+++ RECORDED INFORMATION
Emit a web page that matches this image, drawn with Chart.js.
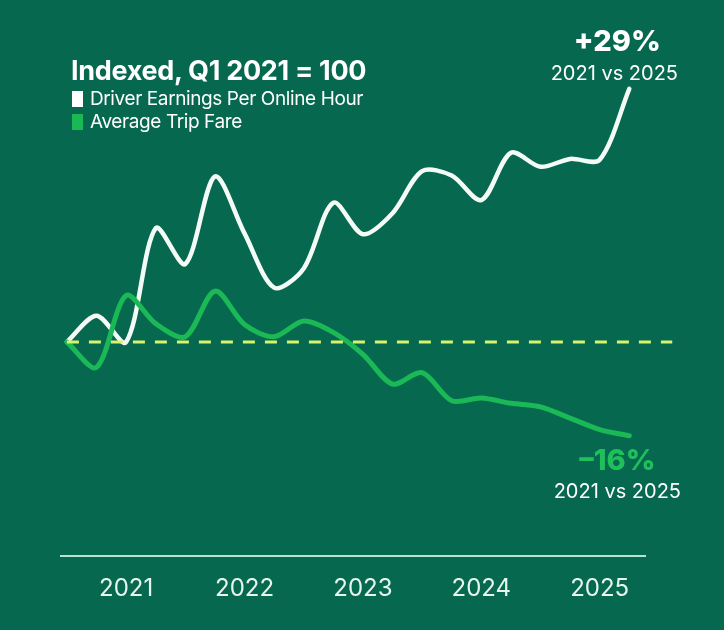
<!DOCTYPE html>
<html>
<head>
<meta charset="utf-8">
<script src="https://cdn.jsdelivr.net/npm/chart.js@4.4.1/dist/chart.umd.min.js"></script>
<style>
  body { margin: 0; background: #06684f; }
  #wrap { position: relative; width: 724px; height: 630px; background: #06684f; font-family: Inter, "Noto Sans", sans-serif; color: #fff; }
  canvas { position: absolute; left: 0; top: 0; }
  .title { position: absolute; left: 71px; top: 57px; font-size: 27px; line-height: 27px; font-weight: 700; letter-spacing: -0.3px; white-space: nowrap; }
  .item { position: absolute; left: 72px; font-size: 19px; line-height: 19px; white-space: nowrap; letter-spacing: -0.4px; }
  .item span { display: inline-block; width: 11px; height: 16px; margin-right: 7px; vertical-align: -2px; }
</style>
</head>
<body>
<div id="wrap">
  <canvas id="grafico" width="724" height="630"></canvas>
  <div class="title">Indexed, Q1 2021 = 100</div>
  <div class="item" style="top:89px"><span style="background:#ffffff"></span>Driver Earnings Per Online Hour</div>
  <div class="item" style="top:112px"><span style="background:#1bb955"></span>Average Trip Fare</div>
</div>
<script>
// Dados (índice, Q1 2021 = 100)
const quarters = [
  "Q1 2021", "Q2 2021", "Q3 2021", "Q4 2021",
  "Q1 2022", "Q2 2022", "Q3 2022", "Q4 2022",
  "Q1 2023", "Q2 2023", "Q3 2023", "Q4 2023",
  "Q1 2024", "Q2 2024", "Q3 2024", "Q4 2024",
  "Q1 2025", "Q2 2025", "Q3 2025", "Q4 2025",
];
const years = ["2021", "2022", "2023", "2024", "2025"];
const driverEarnings = [
  100.0, 103.0, 100.0, 113.0,
  108.9, 118.9, 112.4, 106.2,
  108.4, 115.9, 112.3, 114.7,
  119.5, 119.0, 116.2, 121.6,
  120.0, 120.9, 120.8, 128.9,
];
const tripFare = [
  100.0, 97.1, 105.3, 102.1,
  100.6, 105.8, 102.0, 100.6,
  102.4, 101.1, 98.6, 95.2,
  96.5, 93.3, 93.6, 93.0,
  92.6, 91.3, 90.0, 89.3,
];
const baseline = 100;
const baselineReach = 1.45; // quanto a linha tracejada passa do último trimestre

const toPoints = (arr) => arr.map((v, i) => ({ x: i, y: v }));

// Rótulos de variação no fim das linhas
const rotulosFinais = {
  id: "rotulosFinais",
  afterDatasetsDraw(chart) {
    const ctx = chart.ctx;
    const fimBranco = chart.getDatasetMeta(0).data[driverEarnings.length - 1];
    const fimVerde = chart.getDatasetMeta(1).data[tripFare.length - 1];
    ctx.save();
    ctx.textAlign = "center";
    ctx.textBaseline = "alphabetic";

    ctx.fillStyle = "#ffffff";
    ctx.font = "800 29px Inter";
    ctx.fillText("+29%", fimBranco.x - 12, fimBranco.y - 38);
    ctx.font = "400 20px Inter";
    ctx.fillText("2021 vs 2025", fimBranco.x - 15, fimBranco.y - 9);

    ctx.fillStyle = "#1fbf5b";
    ctx.font = "800 29px Inter";
    ctx.fillText("–16%", fimVerde.x - 12, fimVerde.y + 34);
    ctx.fillStyle = "#ffffff";
    ctx.font = "400 20px Inter";
    ctx.fillText("2021 vs 2025", fimVerde.x - 12, fimVerde.y + 62);
    ctx.restore();
  },
};

new Chart(document.getElementById("grafico"), {
  type: "line",
  data: {
    datasets: [
      {
        label: "Driver Earnings Per Online Hour",
        data: toPoints(driverEarnings),
        borderColor: "#f4fbf7",
        borderWidth: 4.5,
        borderCapStyle: "round",
        tension: 0.3,
        pointRadius: 0,
        order: 2,
      },
      {
        label: "Average Trip Fare",
        data: toPoints(tripFare),
        borderColor: "#1bb955",
        borderWidth: 5,
        borderCapStyle: "round",
        tension: 0.3,
        pointRadius: 0,
        order: 1,
      },
      {
        label: "Baseline",
        data: [
          { x: 0, y: baseline },
          { x: quarters.length - 1 + baselineReach, y: baseline },
        ],
        borderColor: "#d6f26f",
        borderWidth: 3,
        borderDash: [12, 10],
        pointRadius: 0,
        clip: false,
        order: 0,
      },
    ],
  },
  options: {
    responsive: false,
    animation: false,
    layout: { padding: { left: 61, right: 79, top: 10, bottom: 0 } },
    plugins: { legend: { display: false }, tooltip: { enabled: false } },
    scales: {
      x: {
        type: "linear",
        min: -0.2,
        max: 19.53,
        grid: { display: false, drawTicks: false },
        border: { display: true, color: "#b7e4d0", width: 2 },
        afterBuildTicks: (s) => {
          s.ticks = years.map((y) => ({ value: quarters.indexOf("Q3 " + y) }));
        },
        afterFit: (s) => {
          s.height = 74;
        },
        ticks: {
          autoSkip: false,
          maxRotation: 0,
          padding: 18,
          color: "#e6f6ee",
          font: { family: "Inter", size: 24 },
          callback: (v) => quarters[v].slice(3),
        },
      },
      y: { display: false, min: 75.57, max: 137.9 },
    },
  },
  plugins: [rotulosFinais],
});
</script>
</body>
</html>
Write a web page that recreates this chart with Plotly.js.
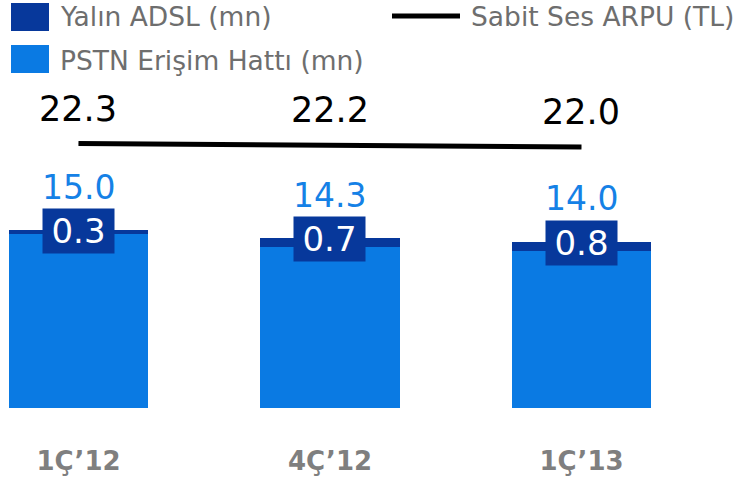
<!DOCTYPE html>
<html>
<head>
<meta charset="utf-8">
<script src="https://cdn.plot.ly/plotly-3.0.1.min.js"></script>
<style>html,body{margin:0;padding:0;background:#fff}#chart{width:749px;height:477px}</style>
</head>
<body>
<div id="chart"></div>
<script>
const categories = ["1Ç’12", "4Ç’12", "1Ç’13"];
const pstn = [14.7, 13.6, 13.2];
const adsl = [0.3, 0.7, 0.8];
const totals = [15.0, 14.3, 14.0];
const arpu = [22.3, 22.2, 22.0];
const seriesNames = ["Yalın ADSL (mn)", "PSTN Erişim Hattı (mn)", "Sabit Ses ARPU (TL)"];

const DARK = "#07389b", LIGHT = "#0a7ae3", LABELBLUE = "#1581e6", GRAY = "#6e6e6e";
const FONT = "DejaVu Sans";

const traces = [
  {type: "bar", x: categories, y: pstn, name: seriesNames[1], marker: {color: LIGHT}, width: 0.553, hoverinfo: "skip"},
  {type: "bar", x: categories, y: adsl, name: seriesNames[0], marker: {color: DARK}, width: 0.553, hoverinfo: "skip"},
  {type: "scatter", mode: "lines", x: categories, y: arpu, name: seriesNames[2], line: {color: "#000", width: 5}, hoverinfo: "skip"}
];

const annotations = [];
categories.forEach((c, i) => {
  annotations.push({x: c, y: arpu[i], text: arpu[i].toFixed(1), showarrow: false, yshift: 35,
    font: {family: FONT, size: 35, color: "#000"}, xanchor: "center", yanchor: "middle"});
  annotations.push({x: c, y: totals[i], text: totals[i].toFixed(1), showarrow: false, yshift: 43,
    font: {family: FONT, size: 33, color: LABELBLUE}, xanchor: "center", yanchor: "middle"});
  annotations.push({x: c, y: totals[i], text: adsl[i].toFixed(1), showarrow: false, yshift: -1,
    font: {family: FONT, size: 34, color: "#fff"}, bgcolor: DARK, width: 71, height: 44,
    align: "center", valign: "middle", borderpad: 0, xanchor: "center", yanchor: "middle"});
});

// legend drawn as shapes + text (pixel-based paper coords; plot area height 408)
const H = 408;
const py = p => 1 - p / H;
const shapes = [
  {type: "rect", xref: "paper", yref: "paper", x0: 11/749, x1: 49/749, y0: py(31), y1: py(3), fillcolor: DARK, line: {width: 0}},
  {type: "rect", xref: "paper", yref: "paper", x0: 11/749, x1: 49/749, y0: py(73), y1: py(45), fillcolor: LIGHT, line: {width: 0}},
  {type: "line", xref: "paper", yref: "paper", x0: 392/749, x1: 460/749, y0: py(16), y1: py(16), line: {color: "#000", width: 5}}
];
const legText = (t, xpx, ypx) => ({xref: "paper", yref: "paper", x: xpx/749, y: py(ypx), text: t, showarrow: false,
  xanchor: "left", yanchor: "middle", font: {family: FONT, size: 26.5, color: GRAY}});
annotations.push(legText(seriesNames[0], 58, 17));
annotations.push(legText(seriesNames[1], 58, 60));
annotations.push(legText(seriesNames[2], 469, 17));

const layout = {
  width: 749, height: 477,
  margin: {l: 0, r: 0, t: 0, b: 69},
  paper_bgcolor: "#fff", plot_bgcolor: "#fff",
  barmode: "stack", showlegend: false,
  xaxis: {type: "category", range: [-0.312, 2.666], showgrid: false, zeroline: false, showline: false,
    ticks: "", ticklabelstandoff: 35, tickfont: {family: FONT, size: 26, color: "#7f7f7f", weight: "bold"}},
  yaxis: {range: [0, 34.4], visible: false, showgrid: false, zeroline: false},
  annotations: annotations,
  shapes: shapes
};

Plotly.newPlot("chart", traces, layout, {staticPlot: true, displayModeBar: false});
</script>
</body>
</html>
++++++
WHAT TO PRODUCE >> Exactly and only the lines from the top of the records down to the line containing "const toPoints = (arr)" should be transcribed, please, without the pictures.

WRITTEN RESPONSE >>
Emit a web page that matches this image, drawn with Chart.js.
<!DOCTYPE html>
<html>
<head>
<meta charset="utf-8">
<script src="https://cdn.jsdelivr.net/npm/chart.js@4.4.1/dist/chart.umd.min.js"></script>
<style>
  body { margin: 0; background: #06684f; }
  #wrap { position: relative; width: 724px; height: 630px; background: #06684f; font-family: Inter, "Noto Sans", sans-serif; color: #fff; }
  canvas { position: absolute; left: 0; top: 0; }
  .title { position: absolute; left: 71px; top: 57px; font-size: 27px; line-height: 27px; font-weight: 700; letter-spacing: -0.3px; white-space: nowrap; }
  .item { position: absolute; left: 72px; font-size: 19px; line-height: 19px; white-space: nowrap; letter-spacing: -0.4px; }
  .item span { display: inline-block; width: 11px; height: 16px; margin-right: 7px; vertical-align: -2px; }
</style>
</head>
<body>
<div id="wrap">
  <canvas id="grafico" width="724" height="630"></canvas>
  <div class="title">Indexed, Q1 2021 = 100</div>
  <div class="item" style="top:89px"><span style="background:#ffffff"></span>Driver Earnings Per Online Hour</div>
  <div class="item" style="top:112px"><span style="background:#1bb955"></span>Average Trip Fare</div>
</div>
<script>
// Dados (índice, Q1 2021 = 100)
const quarters = [
  "Q1 2021", "Q2 2021", "Q3 2021", "Q4 2021",
  "Q1 2022", "Q2 2022", "Q3 2022", "Q4 2022",
  "Q1 2023", "Q2 2023", "Q3 2023", "Q4 2023",
  "Q1 2024", "Q2 2024", "Q3 2024", "Q4 2024",
  "Q1 2025", "Q2 2025", "Q3 2025", "Q4 2025",
];
const years = ["2021", "2022", "2023", "2024", "2025"];
const driverEarnings = [
  100.0, 103.0, 100.0, 113.0,
  108.9, 118.9, 112.4, 106.2,
  108.4, 115.9, 112.3, 114.7,
  119.5, 119.0, 116.2, 121.6,
  120.0, 120.9, 120.8, 128.9,
];
const tripFare = [
  100.0, 97.1, 105.3, 102.1,
  100.6, 105.8, 102.0, 100.6,
  102.4, 101.1, 98.6, 95.2,
  96.5, 93.3, 93.6, 93.0,
  92.6, 91.3, 90.0, 89.3,
];
const baseline = 100;
const baselineReach = 1.45; // quanto a linha tracejada passa do último trimestre

const toPoints = (arr) => arr.map((v, i) => ({ x: i, y: v }));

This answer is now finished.